The Globes business daily reports that compliance by the defense and foreign ministries with the trade laws, which tighten oversight on defense exports, will curtail UAV sales by Israel Aerospace Industries, Aeronautics Defense Systems, Elbit Systems and others.
Earlier this month, the international business consultancy Frost and Sullivan anointed Israel's defense industry the leading exporter of UAVs. It said that in 2005-12, the Israelis sold drones, mainly surveillance craft, worth more than $4.61 billion, with 2005 the best year with UAV and systems exports worth $1.7 billion.
Israel's overall defense exports averaged $6.1 billion a year in 2005-12, putting it in the leading rank with the United States, Russia, France, Germany and Britain.
Frost and Sullivan forecasts that Israeli UAV exports would grow 5-10 percent through 2020, in part because the U.S. manufacturers cannot export UAVs since most of them are classified platforms.
These include General Atomics' MQ-1 Predator and MQ-9 Reaper, which are widely used by the U.S. Central Intelligence Agency and U.S. Special Forces for assassinating al-Qaida operatives and their allies in Pakistan, Yemen and Somalia.
Israel's main export targets have been Europe, Asia, Africa and Latin America. India is a major buyer.
"Israeli companies continue ... investing in aggressive marketing in markets where demand for UAV systems continues to grow, such as Africa, Asia-Pacific and South America," said Eran Flumin, Frost and Sullivan's Israel manager.
But, Globes defense analyst Yuval Azulai observed, "despite the fantastic numbers in the Frost and Sullivan report, Israeli companies are apparently unable to repeat their peak year of 2005, when they had $1.7 billion in exports of UAVs and systems."
This, he said, was because "in view of diplomatic and other sensitivities, the Ministry of Defense has blocked several big UAV deals by Israeli companies in recent years.
These firms include state-owned IAI, flagship of Israel's defense industry and a leading UAV manufacturer, Elbit Systems and Aeronautics, as well as smaller outfits like Bluebird Aero Systems and Gilat Satellite Networks.
The Israelis were somewhat dismayed by Northrop Grumman's successful and historic May 15 launch of its futuristic X-47B UAV from the U.S. Navy aircraft carrier USS George H. Bush.
That was the first carrier launch for a UAV, which will eventually allow the United States to autonomously operate drones from anywhere in the world and revolutionize naval warfare.
The X-74B will attempt its first carrier landing this summer.
The fighter-size drone has a range of around 1,875 miles, three times that of the Predator.
Globes' Azulai noted that Israeli companies "praised North Grumman's impressive achievement but worry that the X-47B's success will harm their leadership in the UAV field."

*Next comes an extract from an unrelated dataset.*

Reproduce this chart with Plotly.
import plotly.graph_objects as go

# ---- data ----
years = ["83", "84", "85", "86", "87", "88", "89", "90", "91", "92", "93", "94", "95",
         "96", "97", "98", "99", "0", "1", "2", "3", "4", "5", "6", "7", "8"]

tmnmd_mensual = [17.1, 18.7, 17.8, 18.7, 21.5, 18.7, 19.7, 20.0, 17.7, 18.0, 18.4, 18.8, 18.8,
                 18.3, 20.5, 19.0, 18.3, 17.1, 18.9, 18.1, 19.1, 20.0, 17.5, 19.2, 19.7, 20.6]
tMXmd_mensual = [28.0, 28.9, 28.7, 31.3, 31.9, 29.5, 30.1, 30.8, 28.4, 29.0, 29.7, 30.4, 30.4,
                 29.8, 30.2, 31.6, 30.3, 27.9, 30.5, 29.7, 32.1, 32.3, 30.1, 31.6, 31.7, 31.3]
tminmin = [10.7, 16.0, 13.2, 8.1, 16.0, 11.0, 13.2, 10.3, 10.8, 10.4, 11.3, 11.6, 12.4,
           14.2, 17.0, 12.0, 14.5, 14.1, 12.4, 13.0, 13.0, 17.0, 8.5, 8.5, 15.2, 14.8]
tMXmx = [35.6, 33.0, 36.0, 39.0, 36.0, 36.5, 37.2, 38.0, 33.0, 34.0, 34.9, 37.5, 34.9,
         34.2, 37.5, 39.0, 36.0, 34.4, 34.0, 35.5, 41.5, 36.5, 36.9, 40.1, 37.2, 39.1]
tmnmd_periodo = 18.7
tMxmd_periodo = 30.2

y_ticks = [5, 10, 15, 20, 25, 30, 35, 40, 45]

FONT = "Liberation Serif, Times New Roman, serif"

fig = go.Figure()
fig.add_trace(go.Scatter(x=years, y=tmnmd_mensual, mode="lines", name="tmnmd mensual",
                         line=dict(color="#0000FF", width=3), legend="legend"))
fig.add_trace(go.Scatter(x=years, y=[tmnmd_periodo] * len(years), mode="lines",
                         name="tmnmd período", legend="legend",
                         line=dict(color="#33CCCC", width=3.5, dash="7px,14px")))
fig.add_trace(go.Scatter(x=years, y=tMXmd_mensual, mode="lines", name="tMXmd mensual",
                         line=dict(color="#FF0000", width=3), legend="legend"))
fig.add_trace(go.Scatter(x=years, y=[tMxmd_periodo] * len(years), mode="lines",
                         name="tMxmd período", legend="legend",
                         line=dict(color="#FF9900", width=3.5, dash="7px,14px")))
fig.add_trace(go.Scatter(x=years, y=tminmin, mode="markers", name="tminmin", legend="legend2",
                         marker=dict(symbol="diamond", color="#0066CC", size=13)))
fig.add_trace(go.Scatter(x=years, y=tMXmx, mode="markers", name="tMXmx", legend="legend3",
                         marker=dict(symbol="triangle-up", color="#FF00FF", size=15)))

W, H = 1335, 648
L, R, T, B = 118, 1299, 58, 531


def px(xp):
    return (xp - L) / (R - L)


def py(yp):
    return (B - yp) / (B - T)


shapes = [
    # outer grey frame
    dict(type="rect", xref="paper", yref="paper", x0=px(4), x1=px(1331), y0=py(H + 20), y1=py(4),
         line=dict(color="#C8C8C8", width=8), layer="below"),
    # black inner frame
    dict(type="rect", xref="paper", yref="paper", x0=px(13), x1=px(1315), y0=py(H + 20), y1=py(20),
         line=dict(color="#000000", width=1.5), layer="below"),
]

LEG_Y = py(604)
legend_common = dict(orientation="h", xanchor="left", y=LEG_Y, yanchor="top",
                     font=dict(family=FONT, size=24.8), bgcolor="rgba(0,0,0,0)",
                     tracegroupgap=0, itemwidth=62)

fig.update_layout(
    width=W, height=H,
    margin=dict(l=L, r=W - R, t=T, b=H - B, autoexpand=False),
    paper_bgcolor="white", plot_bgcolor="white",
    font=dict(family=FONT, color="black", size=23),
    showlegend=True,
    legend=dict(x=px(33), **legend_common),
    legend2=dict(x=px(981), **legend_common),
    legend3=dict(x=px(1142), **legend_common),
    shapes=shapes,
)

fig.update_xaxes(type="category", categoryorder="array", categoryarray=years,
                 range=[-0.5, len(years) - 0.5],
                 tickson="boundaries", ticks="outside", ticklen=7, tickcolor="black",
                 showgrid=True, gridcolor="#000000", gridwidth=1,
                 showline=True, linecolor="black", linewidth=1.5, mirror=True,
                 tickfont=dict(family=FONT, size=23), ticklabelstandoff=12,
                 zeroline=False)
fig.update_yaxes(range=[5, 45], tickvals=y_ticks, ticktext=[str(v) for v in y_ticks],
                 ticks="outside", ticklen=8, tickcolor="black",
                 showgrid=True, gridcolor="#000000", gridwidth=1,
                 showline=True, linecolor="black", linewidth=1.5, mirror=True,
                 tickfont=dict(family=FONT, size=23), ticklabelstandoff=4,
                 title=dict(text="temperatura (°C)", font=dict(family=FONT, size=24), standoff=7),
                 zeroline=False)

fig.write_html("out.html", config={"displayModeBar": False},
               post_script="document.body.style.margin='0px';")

Elad Aharonson, general manager of Elbit Systems' unmanned systems division, observed: "We're not completely exposed to the capabilities developed by the Americans in the UAV field because they're classified platforms, which are not intended for export ...
"In any event, the Americans have entered the field of combat UAVs, which are due to replace combat jets and we're not in this niche.

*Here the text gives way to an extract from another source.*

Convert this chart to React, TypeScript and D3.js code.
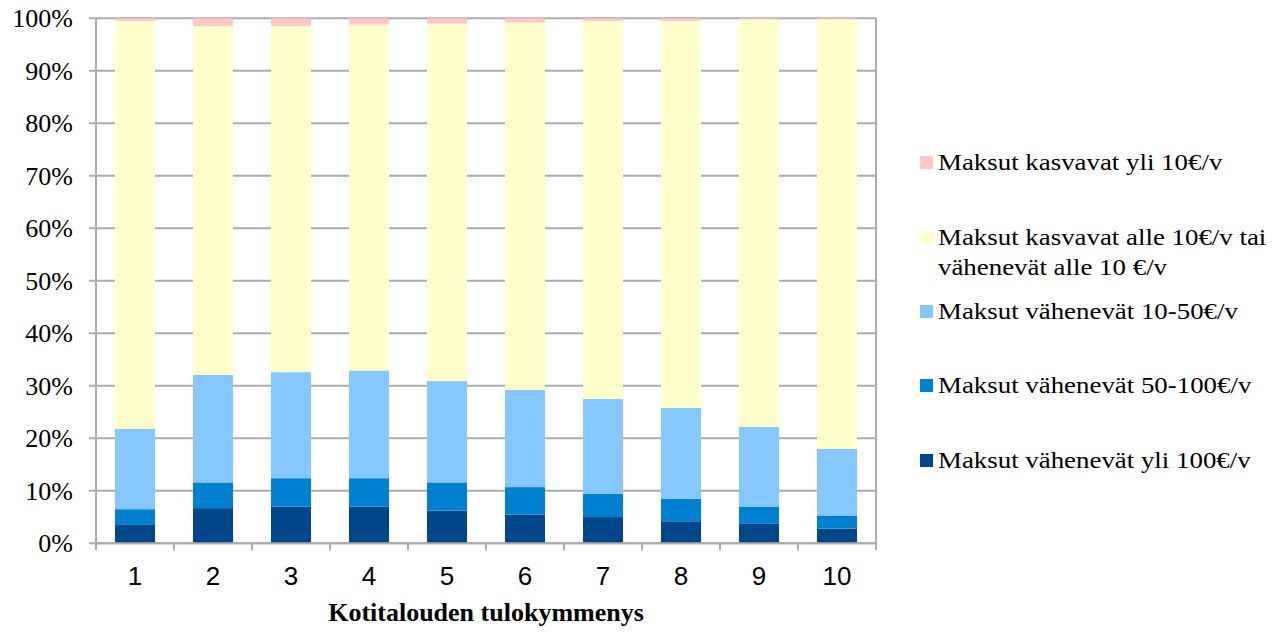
import React from 'react';
import * as d3 from 'd3';

// income deciles
const deciles = ['1', '2', '3', '4', '5', '6', '7', '8', '9', '10'];

// shares in % per decile, bottom to top
const over100 = [3.5, 6.7, 7.0, 7.0, 6.2, 5.5, 5.0, 4.2, 3.8, 2.8];
const from50to100 = [3.0, 4.9, 5.4, 5.4, 5.4, 5.2, 4.4, 4.3, 3.2, 2.5];
const from10to50 = [15.3, 20.5, 20.2, 20.5, 19.3, 18.5, 18.1, 17.3, 15.2, 12.7];
const under10 = [77.7, 66.4, 65.9, 65.9, 68.1, 70.0, 72.0, 73.7, 77.6, 81.8];
const growOver10 = [0.5, 1.5, 1.5, 1.2, 1.0, 0.8, 0.5, 0.5, 0.2, 0.2];

const seriesKeys = ['over100', 'from50to100', 'from10to50', 'under10', 'growOver10'];
const seriesLabels = [
  ['Maksut vähenevät yli 100€/v'],
  ['Maksut vähenevät 50-100€/v'],
  ['Maksut vähenevät 10-50€/v'],
  ['Maksut kasvavat alle 10€/v tai', 'vähenevät alle 10 €/v'],
  ['Maksut kasvavat yli 10€/v'],
];
const colors = ['#00468B', '#0080D0', '#85C8FF', '#FFFFCC', '#FFC8C8'];
const yTicks = [0, 10, 20, 30, 40, 50, 60, 70, 80, 90, 100];

const App = () => {
  const width = 1284;
  const height = 633;
  const left = 96;
  const right = 876;
  const top = 18.3;
  const bottom = 543.3;

  const rows = deciles.map((d, i) => ({
    decile: d,
    over100: over100[i],
    from50to100: from50to100[i],
    from10to50: from10to50[i],
    under10: under10[i],
    growOver10: growOver10[i],
  }));
  const stacked = d3.stack().keys(seriesKeys)(rows as any);

  const x = d3.scaleBand().domain(deciles).range([left, right]).paddingInner(0.487).paddingOuter(0.2435);
  const y = d3.scaleLinear().domain([0, 100]).range([bottom, top]);
  const step = x.step();
  const grid = '#ABABAB';
  const serif = '"Liberation Serif", "Times New Roman", serif';

  // legend rows from top: reversed series order
  const legendBase = [170, 245, 319, 393, 468];

  return (
    <svg width={width} height={height} style={{ position: 'absolute', left: 0, top: 0, background: '#fff' }}>
      {yTicks.map((t) => (
        <g key={t}>
          <line x1={left - 7} x2={right} y1={y(t)} y2={y(t)} stroke={grid} strokeWidth={2} />
          <text x={73} y={y(t) + 9} textAnchor="end" fontFamily={serif} fontSize={26} fill="#000">
            {t}%
          </text>
        </g>
      ))}
      {stacked.map((s, si) => (
        <g key={s.key} fill={colors[si]}>
          {s.map((d: any, i) => (
            <rect
              key={i}
              x={x(deciles[i])}
              y={y(d[1])}
              width={x.bandwidth()}
              height={y(d[0]) - y(d[1])}
            />
          ))}
        </g>
      ))}
      <line x1={left} x2={left} y1={top} y2={bottom} stroke={grid} strokeWidth={2} />
      <line x1={right} x2={right} y1={top} y2={bottom + 7} stroke={grid} strokeWidth={2} />
      <line x1={left} x2={right} y1={bottom} y2={bottom} stroke={grid} strokeWidth={2} />
      {deciles.map((d, i) => (
        <line key={d} x1={left + i * step} x2={left + i * step} y1={bottom} y2={bottom + 7} stroke={grid} strokeWidth={2} />
      ))}
      {deciles.map((d) => (
        <text
          key={d}
          x={(x(d) as number) + x.bandwidth() / 2}
          y={585}
          textAnchor="middle"
          fontFamily='"Liberation Sans", Arial, sans-serif'
          fontSize={26}
          fill="#000"
        >
          {d}
        </text>
      ))}
      <text x={(left + right) / 2} y={621} textAnchor="middle" fontFamily={serif} fontWeight="bold" fontSize={26} fill="#000">
        Kotitalouden tulokymmenys
      </text>
      {seriesLabels
        .map((lines, si) => ({ lines, si }))
        .reverse()
        .map(({ lines, si }, k) => (
          <g key={si}>
            <rect x={920} y={legendBase[k] - 14} width={13} height={13} fill={colors[si]} />
            {lines.map((ln, li) => (
              <text
                key={li}
                transform={`translate(938,${legendBase[k] + li * 30}) scale(1.12,1)`}
                fontFamily={serif}
                fontSize={24}
                fill="#000"
              >
                {ln}
              </text>
            ))}
          </g>
        ))}
    </svg>
  );
};

export default App;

"Entering this niche involved huge investment. We aim our systems at the export market and we're more concerned with systems than platforms."
Elbit's Skylark UAV is used by the Israeli army for intelligence and target acquisition.
Its larger systems are the Hermes 450, operated by the Israeli air force, and the Hermes 9000, considered to be its flagship model.
Elbit Systems specializes in innovative payloads to enhance intelligence-gathered capabilities, usually tailored for customers' requirements.
"In the coming years," said Aharonson, "we'll see innovation in other payload applications but we'll see less creativity in the platforms."
IAI, Elbit and Aeronautics Defense Systems are developing new and more agile unmanned aerial vehicles, as well as ground and seaborne drones.
Despite tightened export rules, Israel's foreign sales volume could still expand as production costs are relatively low.
Industry officials boast that it's significantly cheaper to buy an advanced UAV than it is to train an air force pilot.
Indeed, officials say that within a few decades Israeli UAVs will be able to carry out virtually every battlefield function currently conducted by manned aircraft.